There is much current academic and industrial interest in the development of organic films able to recognize ppm-levels of chemical reagents. For instance, the large design flexibility of porphyrins and metallo-porphyrins has been exploited to assemble a variety of functional materials capable to detect chemicals in ppm levels, including NO, NO2, CO2, NH3. The unique spectroscopy, electrochemistry and coordination chemistry of metal-based chromophores enable to follow directly the details and steps involved in the function of the metal-redox centre.

Modification of the metal's electronic environment by ligand association and dissociation is considered fundamental to their ability to be utilized as a reporter system for a wide range of ligand molecules. However, device quality monolayers are relative rare. Practical organic materials for sensing of chemical reagents must meet a combination of many criteria, leading often to a trade-off between function and material stability. The conditions at which the devices operate and which are induced in processing require materials with long-term chemical, photochemical, mechanical, and thermal stability.
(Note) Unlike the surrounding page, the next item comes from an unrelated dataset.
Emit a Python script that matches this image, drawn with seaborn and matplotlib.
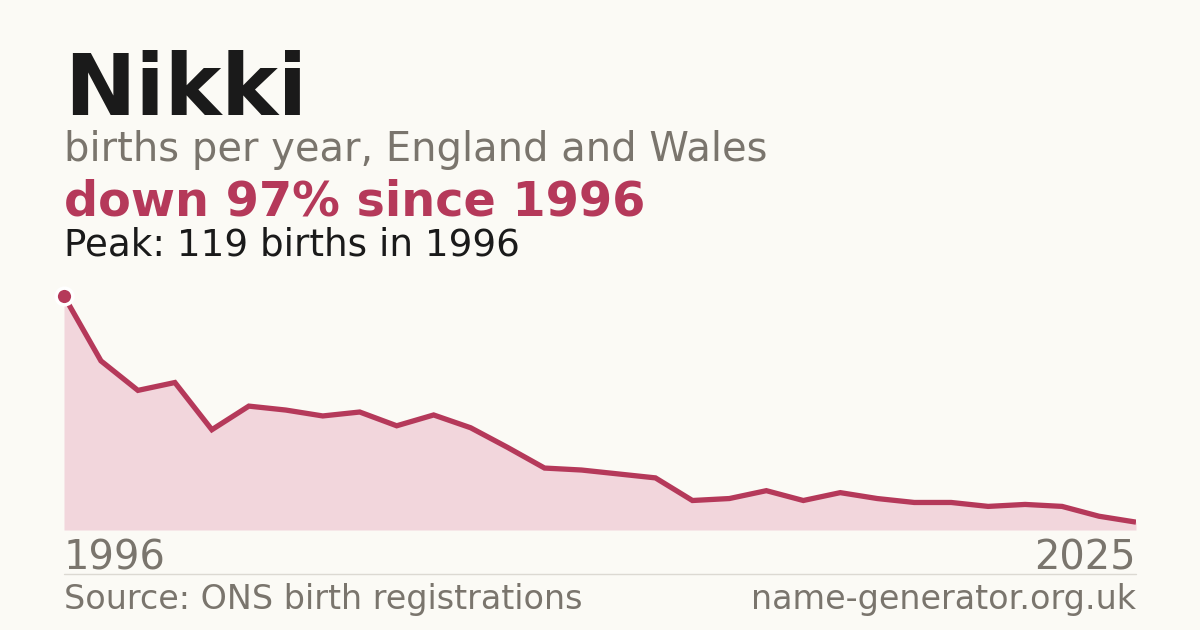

Our recently reported siloxane-based polypyridyl osmium and ruthenium materials are chemically and thermally robust (up to ~240 degrees Celsius) and can be covalently attached to conducting, semiconducting, and isolating substrate surfaces, allowing optical (i.e. UV/vis, fluorescence, second-harmonic generation), electrochemical and/or electrooptical reading out of the system (A. D. Shukla, A. Das, M. E. van der Boom, Angew. Chem., Int. Ed., 2005, 44, 3237). The here proposed study explores the use of our novel metal-complex films for the bottom-up formation of a monolayer-based device platform. The main objective is to develop an optical, electrooptical and/or electrochemical organic sensor system capable to detect low levels of water in organic solvents and in the gas phase.